__Aim of the exercise__.
All of the material should be reproduced exactly, with pictures left out.

__Dataset extract__.
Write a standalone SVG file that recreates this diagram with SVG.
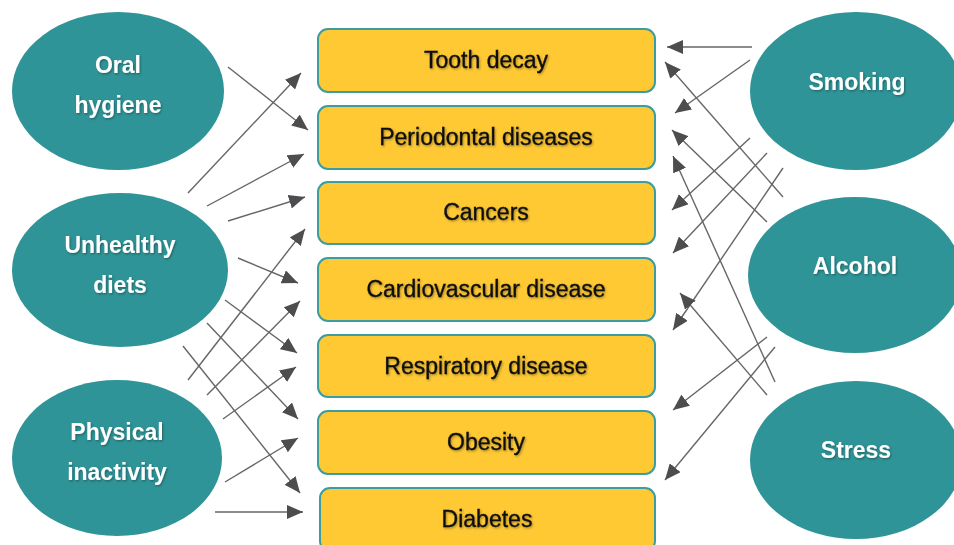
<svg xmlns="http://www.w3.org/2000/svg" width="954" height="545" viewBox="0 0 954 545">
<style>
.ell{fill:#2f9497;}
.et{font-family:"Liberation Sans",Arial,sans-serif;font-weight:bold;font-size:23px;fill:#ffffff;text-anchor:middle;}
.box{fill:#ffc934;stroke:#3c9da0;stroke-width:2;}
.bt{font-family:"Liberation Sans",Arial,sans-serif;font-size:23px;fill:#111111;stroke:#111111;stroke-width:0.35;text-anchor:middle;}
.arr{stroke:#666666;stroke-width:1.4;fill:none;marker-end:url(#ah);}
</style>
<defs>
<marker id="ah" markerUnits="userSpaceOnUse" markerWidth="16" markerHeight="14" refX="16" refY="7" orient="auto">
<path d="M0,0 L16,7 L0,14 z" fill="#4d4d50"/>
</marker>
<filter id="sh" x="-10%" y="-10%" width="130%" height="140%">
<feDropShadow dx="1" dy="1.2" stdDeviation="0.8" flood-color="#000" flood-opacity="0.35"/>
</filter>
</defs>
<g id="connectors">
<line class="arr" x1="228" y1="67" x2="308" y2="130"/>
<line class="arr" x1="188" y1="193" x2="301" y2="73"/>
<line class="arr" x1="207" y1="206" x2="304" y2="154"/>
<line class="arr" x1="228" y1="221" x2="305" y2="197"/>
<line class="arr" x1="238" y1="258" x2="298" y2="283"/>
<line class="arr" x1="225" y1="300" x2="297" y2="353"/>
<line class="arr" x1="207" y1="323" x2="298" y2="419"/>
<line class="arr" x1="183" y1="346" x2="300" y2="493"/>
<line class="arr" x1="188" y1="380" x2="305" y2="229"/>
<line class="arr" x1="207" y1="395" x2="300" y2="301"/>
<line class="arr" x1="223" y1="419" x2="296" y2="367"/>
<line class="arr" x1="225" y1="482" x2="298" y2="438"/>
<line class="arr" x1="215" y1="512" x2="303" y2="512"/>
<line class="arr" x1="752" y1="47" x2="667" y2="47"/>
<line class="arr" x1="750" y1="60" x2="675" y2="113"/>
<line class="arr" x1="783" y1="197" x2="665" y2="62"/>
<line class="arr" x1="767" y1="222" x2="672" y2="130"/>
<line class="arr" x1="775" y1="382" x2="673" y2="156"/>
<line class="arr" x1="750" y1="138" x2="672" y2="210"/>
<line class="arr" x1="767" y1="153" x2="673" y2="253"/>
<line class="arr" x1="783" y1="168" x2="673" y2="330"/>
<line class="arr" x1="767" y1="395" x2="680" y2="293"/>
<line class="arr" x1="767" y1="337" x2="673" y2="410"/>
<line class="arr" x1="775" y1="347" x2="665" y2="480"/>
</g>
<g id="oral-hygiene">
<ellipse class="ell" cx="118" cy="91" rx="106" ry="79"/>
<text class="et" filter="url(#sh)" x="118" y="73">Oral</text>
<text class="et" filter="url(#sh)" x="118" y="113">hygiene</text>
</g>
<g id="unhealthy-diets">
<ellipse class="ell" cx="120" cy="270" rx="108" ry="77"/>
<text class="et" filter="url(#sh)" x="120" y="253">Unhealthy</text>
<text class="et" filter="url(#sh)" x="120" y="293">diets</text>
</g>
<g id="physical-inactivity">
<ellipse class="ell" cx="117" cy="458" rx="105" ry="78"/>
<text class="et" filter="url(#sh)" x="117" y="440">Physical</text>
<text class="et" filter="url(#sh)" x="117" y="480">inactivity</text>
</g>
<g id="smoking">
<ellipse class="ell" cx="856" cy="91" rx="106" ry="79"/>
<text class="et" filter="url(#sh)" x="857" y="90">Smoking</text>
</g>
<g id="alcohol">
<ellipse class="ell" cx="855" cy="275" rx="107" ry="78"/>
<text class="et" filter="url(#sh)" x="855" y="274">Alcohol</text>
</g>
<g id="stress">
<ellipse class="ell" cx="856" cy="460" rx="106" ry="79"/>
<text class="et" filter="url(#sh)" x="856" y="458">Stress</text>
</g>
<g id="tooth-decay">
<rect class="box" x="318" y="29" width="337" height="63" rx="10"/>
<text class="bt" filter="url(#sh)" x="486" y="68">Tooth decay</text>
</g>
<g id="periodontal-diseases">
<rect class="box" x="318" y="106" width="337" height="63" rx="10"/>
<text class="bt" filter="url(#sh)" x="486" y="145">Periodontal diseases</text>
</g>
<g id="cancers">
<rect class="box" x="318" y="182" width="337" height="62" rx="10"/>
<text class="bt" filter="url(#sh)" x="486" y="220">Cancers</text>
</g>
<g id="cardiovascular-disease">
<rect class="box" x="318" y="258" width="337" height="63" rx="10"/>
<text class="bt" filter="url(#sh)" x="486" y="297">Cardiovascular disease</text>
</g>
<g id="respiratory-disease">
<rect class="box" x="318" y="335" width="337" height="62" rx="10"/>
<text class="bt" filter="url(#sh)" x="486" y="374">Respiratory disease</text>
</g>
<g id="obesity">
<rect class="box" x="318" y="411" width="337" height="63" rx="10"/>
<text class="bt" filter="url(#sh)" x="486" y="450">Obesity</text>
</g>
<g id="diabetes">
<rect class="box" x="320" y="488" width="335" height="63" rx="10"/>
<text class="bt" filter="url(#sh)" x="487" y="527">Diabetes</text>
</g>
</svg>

__Result for this exercise__.
Write a standalone SVG file that recreates this diagram with SVG.
<svg xmlns="http://www.w3.org/2000/svg" width="954" height="545" viewBox="0 0 954 545">
<style>
.ell{fill:#2f9497;}
.et{font-family:"Liberation Sans",Arial,sans-serif;font-weight:bold;font-size:23px;fill:#ffffff;text-anchor:middle;}
.box{fill:#ffc934;stroke:#3c9da0;stroke-width:2;}
.bt{font-family:"Liberation Sans",Arial,sans-serif;font-size:23px;fill:#111111;stroke:#111111;stroke-width:0.35;text-anchor:middle;}
.arr{stroke:#666666;stroke-width:1.4;fill:none;marker-end:url(#ah);}
</style>
<defs>
<marker id="ah" markerUnits="userSpaceOnUse" markerWidth="16" markerHeight="14" refX="16" refY="7" orient="auto">
<path d="M0,0 L16,7 L0,14 z" fill="#4d4d50"/>
</marker>
<filter id="sh" x="-10%" y="-10%" width="130%" height="140%">
<feDropShadow dx="1" dy="1.2" stdDeviation="0.8" flood-color="#000" flood-opacity="0.35"/>
</filter>
</defs>
<g id="connectors">
<line class="arr" x1="228" y1="67" x2="308" y2="130"/>
<line class="arr" x1="188" y1="193" x2="301" y2="73"/>
<line class="arr" x1="207" y1="206" x2="304" y2="154"/>
<line class="arr" x1="228" y1="221" x2="305" y2="197"/>
<line class="arr" x1="238" y1="258" x2="298" y2="283"/>
<line class="arr" x1="225" y1="300" x2="297" y2="353"/>
<line class="arr" x1="207" y1="323" x2="298" y2="419"/>
<line class="arr" x1="183" y1="346" x2="300" y2="493"/>
<line class="arr" x1="188" y1="380" x2="305" y2="229"/>
<line class="arr" x1="207" y1="395" x2="300" y2="301"/>
<line class="arr" x1="223" y1="419" x2="296" y2="367"/>
<line class="arr" x1="225" y1="482" x2="298" y2="438"/>
<line class="arr" x1="215" y1="512" x2="303" y2="512"/>
<line class="arr" x1="752" y1="47" x2="667" y2="47"/>
<line class="arr" x1="750" y1="60" x2="675" y2="113"/>
<line class="arr" x1="783" y1="197" x2="665" y2="62"/>
<line class="arr" x1="767" y1="222" x2="672" y2="130"/>
<line class="arr" x1="775" y1="382" x2="673" y2="156"/>
<line class="arr" x1="750" y1="138" x2="672" y2="210"/>
<line class="arr" x1="767" y1="153" x2="673" y2="253"/>
<line class="arr" x1="783" y1="168" x2="673" y2="330"/>
<line class="arr" x1="767" y1="395" x2="680" y2="293"/>
<line class="arr" x1="767" y1="337" x2="673" y2="410"/>
<line class="arr" x1="775" y1="347" x2="665" y2="480"/>
</g>
<g id="oral-hygiene">
<ellipse class="ell" cx="118" cy="91" rx="106" ry="79"/>
<text class="et" filter="url(#sh)" x="118" y="73">Oral</text>
<text class="et" filter="url(#sh)" x="118" y="113">hygiene</text>
</g>
<g id="unhealthy-diets">
<ellipse class="ell" cx="120" cy="270" rx="108" ry="77"/>
<text class="et" filter="url(#sh)" x="120" y="253">Unhealthy</text>
<text class="et" filter="url(#sh)" x="120" y="293">diets</text>
</g>
<g id="physical-inactivity">
<ellipse class="ell" cx="117" cy="458" rx="105" ry="78"/>
<text class="et" filter="url(#sh)" x="117" y="440">Physical</text>
<text class="et" filter="url(#sh)" x="117" y="480">inactivity</text>
</g>
<g id="smoking">
<ellipse class="ell" cx="856" cy="91" rx="106" ry="79"/>
<text class="et" filter="url(#sh)" x="857" y="90">Smoking</text>
</g>
<g id="alcohol">
<ellipse class="ell" cx="855" cy="275" rx="107" ry="78"/>
<text class="et" filter="url(#sh)" x="855" y="274">Alcohol</text>
</g>
<g id="stress">
<ellipse class="ell" cx="856" cy="460" rx="106" ry="79"/>
<text class="et" filter="url(#sh)" x="856" y="458">Stress</text>
</g>
<g id="tooth-decay">
<rect class="box" x="318" y="29" width="337" height="63" rx="10"/>
<text class="bt" filter="url(#sh)" x="486" y="68">Tooth decay</text>
</g>
<g id="periodontal-diseases">
<rect class="box" x="318" y="106" width="337" height="63" rx="10"/>
<text class="bt" filter="url(#sh)" x="486" y="145">Periodontal diseases</text>
</g>
<g id="cancers">
<rect class="box" x="318" y="182" width="337" height="62" rx="10"/>
<text class="bt" filter="url(#sh)" x="486" y="220">Cancers</text>
</g>
<g id="cardiovascular-disease">
<rect class="box" x="318" y="258" width="337" height="63" rx="10"/>
<text class="bt" filter="url(#sh)" x="486" y="297">Cardiovascular disease</text>
</g>
<g id="respiratory-disease">
<rect class="box" x="318" y="335" width="337" height="62" rx="10"/>
<text class="bt" filter="url(#sh)" x="486" y="374">Respiratory disease</text>
</g>
<g id="obesity">
<rect class="box" x="318" y="411" width="337" height="63" rx="10"/>
<text class="bt" filter="url(#sh)" x="486" y="450">Obesity</text>
</g>
<g id="diabetes">
<rect class="box" x="320" y="488" width="335" height="63" rx="10"/>
<text class="bt" filter="url(#sh)" x="487" y="527">Diabetes</text>
</g>
</svg>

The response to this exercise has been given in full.